If House Republicans follow the path of the Senate bill, then House Democrats may see the effort as perfectly acceptable, a Democratic House staffer told us. The threshold question would involve funding, the staffer said, saying Democrats would also watch for any controversial partisan elements and wouldn't accept provisions they don't support. Democrats themselves are unlikely to press for the effort, nor does FCC reauthorization seem to be a priority among industry stakeholders, but there’s no inherent Democratic opposition to such legislation, the staffer explained.

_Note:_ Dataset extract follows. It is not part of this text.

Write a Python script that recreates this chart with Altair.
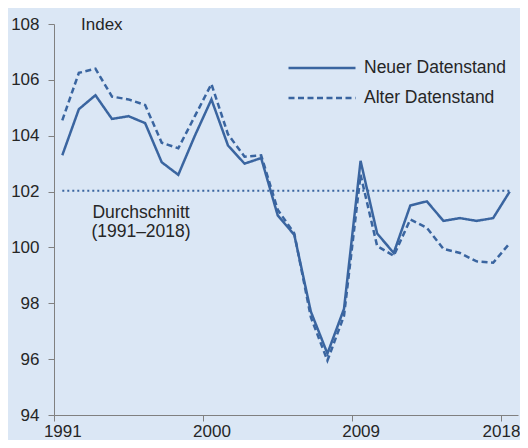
import altair as alt
import pandas as pd

years = list(range(1991, 2019))
neuer = [103.3, 104.95, 105.45, 104.6, 104.7, 104.45, 103.05, 102.6, 104.0, 105.3,
         103.65, 103.0, 103.2, 101.15, 100.45, 97.7, 96.2, 97.8, 103.1, 100.5,
         99.8, 101.5, 101.65, 100.95, 101.05, 100.95, 101.05, 102.0]
alter = [104.55, 106.25, 106.4, 105.4, 105.3, 105.1, 103.75, 103.55, 104.7, 105.85,
         104.05, 103.25, 103.3, 101.35, 100.5, 97.5, 95.95, 97.55, 102.6, 100.05,
         99.7, 101.0, 100.7, 99.95, 99.8, 99.5, 99.45, 100.15]
series_names = ["Neuer Datenstand", "Alter Datenstand"]
durchschnitt = 102.03
x_ticks = [1991, 2000, 2009, 2018]
y_ticks = [94, 96, 98, 100, 102, 104, 106, 108]

df = pd.DataFrame({
    "Jahr": years * 2,
    "Wert": neuer + alter,
    "Reihe": [series_names[0]] * len(years) + [series_names[1]] * len(years),
})
avg_df = pd.DataFrame({"von": [years[0]], "bis": [years[-1]], "Wert": [durchschnitt]})

BLUE = "#3a65a0"
BG = "#dbe7f5"
FONT = "Liberation Sans"
TXT = "#262626"

x_scale = alt.Scale(domain=[1991, 2019], nice=False, zero=False)
y_scale = alt.Scale(domain=[94, 108], nice=False, zero=False)

x_axis = alt.Axis(values=x_ticks, format="d", title=None, tickSize=6,
                  labelOffset={"condition": {"test": "datum.value == 2018", "value": -0.5},
                               "value": 8.3},
                  labelPadding=2, labelFlush=False, labelOverlap=False, labelBound=False,
                  grid=False)
y_axis = alt.Axis(values=y_ticks, title=None, tickSize=6, labelPadding=9, grid=False)

base = alt.Chart(df).transform_calculate(xpos="datum.Jahr + 0.5")

lines = base.mark_line(color=BLUE, strokeWidth=2.5).encode(
    x=alt.X("xpos:Q", scale=x_scale, axis=x_axis),
    y=alt.Y("Wert:Q", scale=y_scale, axis=y_axis),
    strokeDash=alt.StrokeDash(
        "Reihe:N",
        scale=alt.Scale(domain=series_names, range=[[1, 0], [6, 3.5]]),
        legend=alt.Legend(title=None, orient="none", legendX=233, legendY=29,
                          symbolType="stroke", symbolSize=4489, symbolStrokeWidth=2.5,
                          symbolStrokeColor=BLUE, labelFontSize=17.5, labelFont=FONT,
                          labelColor=TXT, labelOffset=7, clipHeight=30, rowPadding=0,
                          padding=0),
    ),
)

avg_rule = alt.Chart(avg_df).transform_calculate(
    x1="datum.von + 0.5", x2="datum.bis + 0.5"
).mark_rule(color=BLUE, strokeWidth=2, strokeDash=[2, 3]).encode(
    x=alt.X("x1:Q", scale=x_scale),
    x2="x2:Q",
    y=alt.Y("Wert:Q", scale=y_scale),
)

label_df = pd.DataFrame({"t": ["Index"]})
index_text = alt.Chart(label_df).mark_text(
    font=FONT, fontSize=17, color=TXT, align="left", baseline="middle"
).encode(text="t:N", x=alt.value(27), y=alt.value(1))

avg_label1 = alt.Chart(pd.DataFrame({"t": ["Durchschnitt"]})).mark_text(
    font=FONT, fontSize=17.5, color=TXT, align="center", baseline="middle"
).encode(text="t:N", x=alt.value(87), y=alt.value(189))
avg_label2 = alt.Chart(pd.DataFrame({"t": ["(1991–2018)"]})).mark_text(
    font=FONT, fontSize=17.5, color=TXT, align="center", baseline="middle"
).encode(text="t:N", x=alt.value(87), y=alt.value(208))

chart = alt.layer(avg_rule, lines, index_text, avg_label1, avg_label2).properties(
    width=464, height=391,
    padding={"left": 46, "top": 16, "right": 2, "bottom": 25},
    autosize="none",
    background=BG,
).configure_view(stroke=None).configure_axis(
    domainColor="#808080", tickColor="#808080", labelColor=TXT,
    labelFont=FONT, labelFontSize=17,
)

chart.save("out.html", embed_options={"renderer": "svg", "actions": False})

“We haven’t made those decisions,” Walden said of whether House Republicans would want to craft their own FCC reauthorization bill or take up Thune’s S-2644 as the base text. He also refrained from expressing any stance on how broad or narrow he may intend a reauthorization measure to be: “I’m not ready to comment on that.” In March 2015, Walden released a five-year draft FCC reauthorization bill that unsettled some stakeholders due to provisions such as capping the USF at $9 billion annually. He and his staffers haven't mentioned that proposal much since its circulation more than a year ago. A GOP committee spokesman declined to expand upon Walden’s remarks or comment otherwise about FCC reauthorization plans.
This March Walden and GOP staff outlined hopes to move a reauthorization bill but offered no timeline then or now (see 1603280047). Senior House Republicans want FCC reauthorization in concept, Walden affirmed, including Speaker Paul Ryan, R-Wis.
“I still think, frankly, agencies within our jurisdiction should have to get reauthorized on a regular basis,” Walden told us. “By the way, we’re just doing that with the entire Department of Defense with NDAA [National Defense Authorization Act]. And they do it every year! I’d like to see all the authorizing committees, and I think the speaker would, too, get to the point where they all have to come up here and get reauthorized on a regular basis, whether that’s every year like NDAA or every five years or something. But I think that’s important to do for the process, for the public, for cost, for efficiencies, for accountability. So we’re having those discussions.”